T his summer, the Supreme Court will rule in Dobbs v. Jackson Women’s Health Organization, considering the constitutionality of a Mississippi law that prohibits abortion after 15 weeks of pregnancy. The case is the first time in 30 years that the Court has an opportunity to reverse its previous abortion jurisprudence, including Roe v. Wade and Planned Parenthood v. Casey, which prevent states from enacting any significant protections for unborn children.

Well before the Court agreed to hear Dobbs, blue states had already begun to prepare for the possibility that the Court may limit Roe and Casey. During the Trump presidency, a number of progressive states such as Illinois, New York, Rhode Island, and Vermont enacted laws making it easier for women to obtain an abortion even after fetal viability, and several of those states formally defined abortion throughout pregnancy as a “fundamental right.”

Earlier this week, New Jersey came one step closer to joining that list of progressive states, as the state legislature sent an expansive pro-abortion bill to the desk of Democratic governor Phil Murphy, who has already pledged to sign it. “With Roe v. Wade under attack, the need for this bill is more urgent than ever,” Murphy tweeted on Monday.

The legislation, S. 49, codifies an unlimited “fundamental right” to abortion, which the New Jersey supreme court has already invented under the state’s constitution. According to the bill summary, the legislation “codifies the constitutional right . . . to freedom of reproductive choice, including the right to access contraception, to terminate a pregnancy, and to carry a pregnancy to term.”
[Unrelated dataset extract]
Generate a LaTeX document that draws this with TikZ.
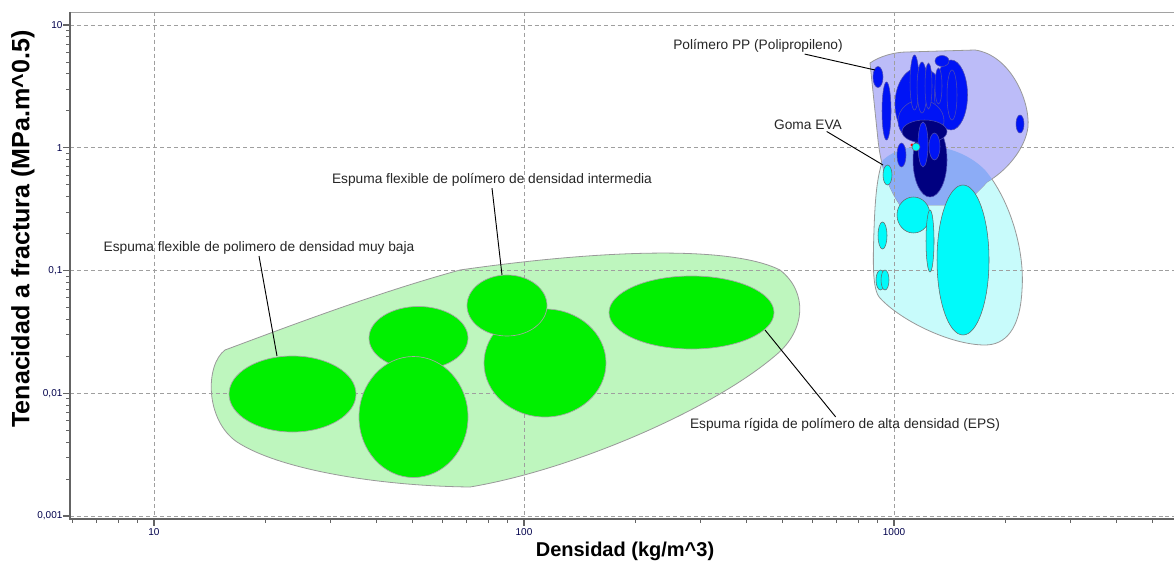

“Self-determination in reproductive choice is key to helping establish equality among the genders and to allowing all people of childbearing age to participate equally in the economic and social life of the United States and the State of New Jersey,” the law declares. It goes on to cite the supposed “constitutional right to reproductive autonomy” and claims that “restrictions [on abortion] often have a disparate impact that is predominantly felt by . . . people who are transgender or non-binary.”

In addition to declaring abortion a fundamental right, the bill pledges that the state will “advance comprehensive insurance coverage for reproductive care,” including abortions, though it allows that “certain religious employers” may request an exemption. The law provides that the state’s Department of Banking and Insurance may require all health-insurance plans “delivered, issued, executed, or renewed” in the state to cover abortion, after conducting a study to demonstrate that such a requirement is necessary. The law seems to provide space for religious exemptions, but as states such as New York have shown, exemptions from abortion- and contraception-coverage mandates are typically too narrow to protect most religious groups.

Meanwhile, the law creates additional religious-freedom and conscience concerns, including the possibility that doctors and other health-care practitioners will face legal ramifications for declining to perform abortions. Though the law doesn’t explicitly address this issue, declaring abortion a “fundamental right” seems to leave room for women to sue health-care workers and hospitals that object to performing abortions.

The new law also declares that any law or regulation already in effect or passed after the bill’s enactment “that is determined to have the effect of limiting the constitutional right to freedom of reproductive choice . . . shall be deemed invalid.” New Jersey Right to Life notes that this law, then, will supersede all of New Jersey’s previous policies governing abortion and will “prevent the passage of any new pro-life laws like parental notification, bans on late-term abortion, and even those upheld as constitutionally valid by the U.S. Supreme Court.”

With this expansive guarantee of unlimited abortion throughout pregnancy, New Jersey has shown that even if the Supreme Court undoes Roe and Casey, the pro-life movement will still face an uphill battle across the country to establish legal protections for children in the womb.